▶ [WHAT TO WORK ON]
Take the line containing "Clone this diagram in TikZ." and every line after it to the end of the records, and copy them exactly, leaving out pictures.

(Figure scripts)
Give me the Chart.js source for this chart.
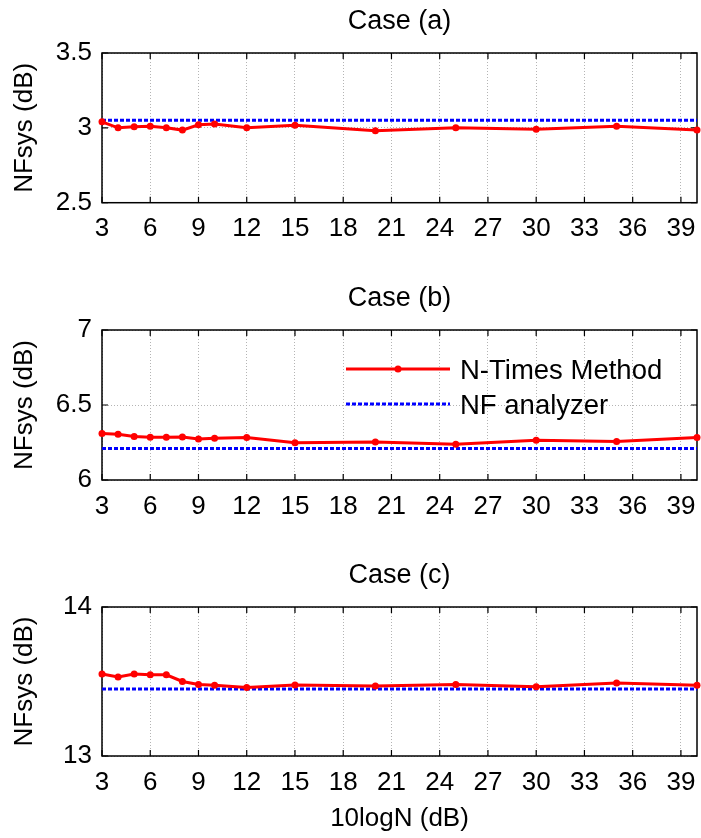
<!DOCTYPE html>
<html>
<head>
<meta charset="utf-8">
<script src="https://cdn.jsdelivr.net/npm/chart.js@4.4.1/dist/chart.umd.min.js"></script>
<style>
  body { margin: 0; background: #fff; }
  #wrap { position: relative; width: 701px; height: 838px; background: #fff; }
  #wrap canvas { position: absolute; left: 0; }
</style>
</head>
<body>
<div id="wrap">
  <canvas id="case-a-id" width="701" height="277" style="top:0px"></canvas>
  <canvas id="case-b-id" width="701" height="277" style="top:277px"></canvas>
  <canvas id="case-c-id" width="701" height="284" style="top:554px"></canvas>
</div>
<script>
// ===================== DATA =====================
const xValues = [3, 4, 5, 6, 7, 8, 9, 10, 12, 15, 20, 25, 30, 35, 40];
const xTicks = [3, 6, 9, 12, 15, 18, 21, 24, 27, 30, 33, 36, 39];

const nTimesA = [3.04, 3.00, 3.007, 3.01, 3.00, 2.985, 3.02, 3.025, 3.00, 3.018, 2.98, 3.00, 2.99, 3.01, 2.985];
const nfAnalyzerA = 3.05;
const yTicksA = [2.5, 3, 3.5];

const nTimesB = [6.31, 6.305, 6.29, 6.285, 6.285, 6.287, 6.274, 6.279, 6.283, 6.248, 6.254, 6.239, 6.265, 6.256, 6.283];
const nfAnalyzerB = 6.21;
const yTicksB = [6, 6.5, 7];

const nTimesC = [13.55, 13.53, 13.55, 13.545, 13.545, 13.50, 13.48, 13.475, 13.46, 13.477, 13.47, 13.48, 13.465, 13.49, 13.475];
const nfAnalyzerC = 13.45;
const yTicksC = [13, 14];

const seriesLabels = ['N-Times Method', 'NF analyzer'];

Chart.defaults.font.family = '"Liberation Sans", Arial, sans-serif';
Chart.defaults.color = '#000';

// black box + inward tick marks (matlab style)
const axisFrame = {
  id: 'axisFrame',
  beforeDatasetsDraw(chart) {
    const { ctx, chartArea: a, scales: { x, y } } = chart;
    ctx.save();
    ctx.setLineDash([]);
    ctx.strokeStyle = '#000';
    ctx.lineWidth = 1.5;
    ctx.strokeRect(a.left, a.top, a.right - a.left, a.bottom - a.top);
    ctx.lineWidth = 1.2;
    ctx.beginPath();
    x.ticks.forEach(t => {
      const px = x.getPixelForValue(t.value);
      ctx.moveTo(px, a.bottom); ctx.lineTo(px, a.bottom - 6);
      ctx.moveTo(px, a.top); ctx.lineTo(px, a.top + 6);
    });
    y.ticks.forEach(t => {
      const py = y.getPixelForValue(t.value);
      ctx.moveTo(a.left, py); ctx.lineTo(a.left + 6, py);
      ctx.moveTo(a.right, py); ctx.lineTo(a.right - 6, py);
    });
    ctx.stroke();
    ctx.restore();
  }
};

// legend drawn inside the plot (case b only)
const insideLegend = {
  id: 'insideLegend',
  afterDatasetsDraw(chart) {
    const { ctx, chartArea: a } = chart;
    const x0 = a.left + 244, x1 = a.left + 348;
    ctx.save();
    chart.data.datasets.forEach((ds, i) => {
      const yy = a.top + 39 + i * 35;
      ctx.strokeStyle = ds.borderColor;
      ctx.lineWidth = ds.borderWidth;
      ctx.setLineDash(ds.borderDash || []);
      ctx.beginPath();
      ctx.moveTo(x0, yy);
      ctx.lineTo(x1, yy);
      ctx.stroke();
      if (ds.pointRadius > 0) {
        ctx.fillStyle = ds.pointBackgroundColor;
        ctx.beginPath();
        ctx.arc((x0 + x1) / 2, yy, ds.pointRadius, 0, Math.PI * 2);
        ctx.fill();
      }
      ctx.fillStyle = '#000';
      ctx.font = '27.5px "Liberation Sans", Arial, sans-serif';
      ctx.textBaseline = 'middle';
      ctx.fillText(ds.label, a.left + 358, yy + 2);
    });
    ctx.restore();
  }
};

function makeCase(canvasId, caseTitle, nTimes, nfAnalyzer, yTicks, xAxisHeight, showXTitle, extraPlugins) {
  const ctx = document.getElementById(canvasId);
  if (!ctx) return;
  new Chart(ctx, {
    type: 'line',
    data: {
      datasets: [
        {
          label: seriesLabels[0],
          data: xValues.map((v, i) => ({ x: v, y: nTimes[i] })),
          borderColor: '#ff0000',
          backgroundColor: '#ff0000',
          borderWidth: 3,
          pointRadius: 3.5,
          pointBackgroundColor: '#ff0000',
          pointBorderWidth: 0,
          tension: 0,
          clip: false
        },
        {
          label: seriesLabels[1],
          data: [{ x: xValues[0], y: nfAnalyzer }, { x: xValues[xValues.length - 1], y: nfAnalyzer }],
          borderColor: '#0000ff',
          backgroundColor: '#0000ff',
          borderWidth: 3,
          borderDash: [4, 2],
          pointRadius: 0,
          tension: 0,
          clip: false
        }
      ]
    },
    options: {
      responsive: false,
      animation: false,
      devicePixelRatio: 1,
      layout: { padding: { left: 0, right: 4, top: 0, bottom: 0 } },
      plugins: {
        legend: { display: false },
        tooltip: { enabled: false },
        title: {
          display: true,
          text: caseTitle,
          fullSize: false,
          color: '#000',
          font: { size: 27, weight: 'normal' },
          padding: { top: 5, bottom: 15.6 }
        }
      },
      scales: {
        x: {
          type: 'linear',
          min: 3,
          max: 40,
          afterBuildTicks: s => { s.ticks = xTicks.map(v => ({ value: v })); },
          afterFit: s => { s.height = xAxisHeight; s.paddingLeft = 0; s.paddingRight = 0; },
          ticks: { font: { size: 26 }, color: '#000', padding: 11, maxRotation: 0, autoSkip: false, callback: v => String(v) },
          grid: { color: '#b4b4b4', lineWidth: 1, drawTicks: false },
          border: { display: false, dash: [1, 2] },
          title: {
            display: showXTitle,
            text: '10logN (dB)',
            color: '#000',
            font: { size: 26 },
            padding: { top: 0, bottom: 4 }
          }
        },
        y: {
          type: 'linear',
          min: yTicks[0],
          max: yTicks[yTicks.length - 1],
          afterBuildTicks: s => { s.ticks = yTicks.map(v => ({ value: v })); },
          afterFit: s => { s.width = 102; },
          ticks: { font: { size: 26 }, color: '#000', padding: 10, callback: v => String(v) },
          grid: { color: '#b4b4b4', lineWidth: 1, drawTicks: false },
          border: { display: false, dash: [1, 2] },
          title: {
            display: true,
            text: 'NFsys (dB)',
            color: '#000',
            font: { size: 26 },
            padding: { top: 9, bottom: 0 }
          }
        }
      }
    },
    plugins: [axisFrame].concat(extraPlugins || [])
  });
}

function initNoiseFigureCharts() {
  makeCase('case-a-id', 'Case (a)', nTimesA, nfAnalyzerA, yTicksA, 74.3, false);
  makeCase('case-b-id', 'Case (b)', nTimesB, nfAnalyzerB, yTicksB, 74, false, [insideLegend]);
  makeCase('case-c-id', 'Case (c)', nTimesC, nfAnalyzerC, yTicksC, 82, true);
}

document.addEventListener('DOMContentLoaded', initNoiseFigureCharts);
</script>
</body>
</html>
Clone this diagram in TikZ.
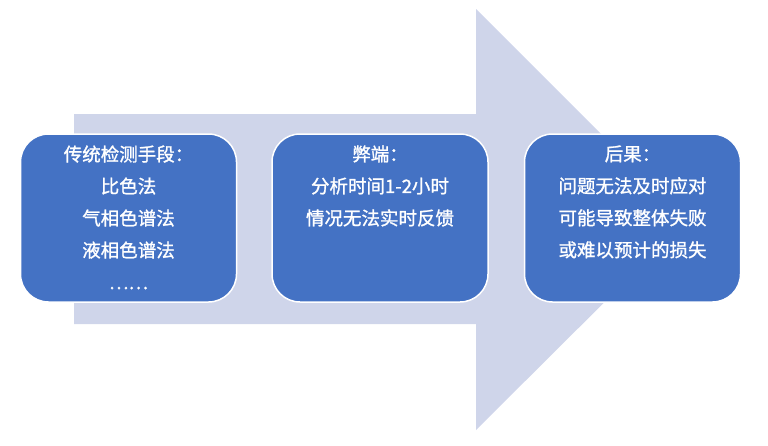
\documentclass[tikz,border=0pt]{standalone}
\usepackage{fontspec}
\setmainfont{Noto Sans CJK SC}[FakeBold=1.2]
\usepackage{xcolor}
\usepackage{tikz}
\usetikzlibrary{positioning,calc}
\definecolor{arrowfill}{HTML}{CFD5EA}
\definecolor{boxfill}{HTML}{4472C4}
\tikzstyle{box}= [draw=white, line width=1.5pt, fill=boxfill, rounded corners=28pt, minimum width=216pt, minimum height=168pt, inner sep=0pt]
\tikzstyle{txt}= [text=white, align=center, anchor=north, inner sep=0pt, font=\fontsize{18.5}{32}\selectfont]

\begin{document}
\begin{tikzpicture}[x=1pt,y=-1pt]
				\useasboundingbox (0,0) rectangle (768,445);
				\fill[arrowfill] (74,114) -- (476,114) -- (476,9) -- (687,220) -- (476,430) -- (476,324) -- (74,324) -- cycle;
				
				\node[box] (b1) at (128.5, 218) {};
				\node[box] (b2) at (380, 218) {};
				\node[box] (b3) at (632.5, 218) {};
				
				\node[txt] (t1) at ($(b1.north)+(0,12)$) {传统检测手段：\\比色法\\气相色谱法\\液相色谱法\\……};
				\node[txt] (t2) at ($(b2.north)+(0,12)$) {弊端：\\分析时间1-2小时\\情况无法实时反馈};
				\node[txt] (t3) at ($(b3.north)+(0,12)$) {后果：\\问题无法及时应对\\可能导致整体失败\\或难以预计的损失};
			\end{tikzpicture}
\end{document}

▶ [ANSWER TO THIS EXERCISE]
Clone this diagram in TikZ.
\documentclass[tikz,border=0pt]{standalone}
\usepackage{fontspec}
\setmainfont{Noto Sans CJK SC}[FakeBold=1.2]
\usepackage{xcolor}
\usepackage{tikz}
\usetikzlibrary{positioning,calc}
\definecolor{arrowfill}{HTML}{CFD5EA}
\definecolor{boxfill}{HTML}{4472C4}
\tikzstyle{box}= [draw=white, line width=1.5pt, fill=boxfill, rounded corners=28pt, minimum width=216pt, minimum height=168pt, inner sep=0pt]
\tikzstyle{txt}= [text=white, align=center, anchor=north, inner sep=0pt, font=\fontsize{18.5}{32}\selectfont]

\begin{document}
\begin{tikzpicture}[x=1pt,y=-1pt]
				\useasboundingbox (0,0) rectangle (768,445);
				\fill[arrowfill] (74,114) -- (476,114) -- (476,9) -- (687,220) -- (476,430) -- (476,324) -- (74,324) -- cycle;
				
				\node[box] (b1) at (128.5, 218) {};
				\node[box] (b2) at (380, 218) {};
				\node[box] (b3) at (632.5, 218) {};
				
				\node[txt] (t1) at ($(b1.north)+(0,12)$) {传统检测手段：\\比色法\\气相色谱法\\液相色谱法\\……};
				\node[txt] (t2) at ($(b2.north)+(0,12)$) {弊端：\\分析时间1-2小时\\情况无法实时反馈};
				\node[txt] (t3) at ($(b3.north)+(0,12)$) {后果：\\问题无法及时应对\\可能导致整体失败\\或难以预计的损失};
			\end{tikzpicture}
\end{document}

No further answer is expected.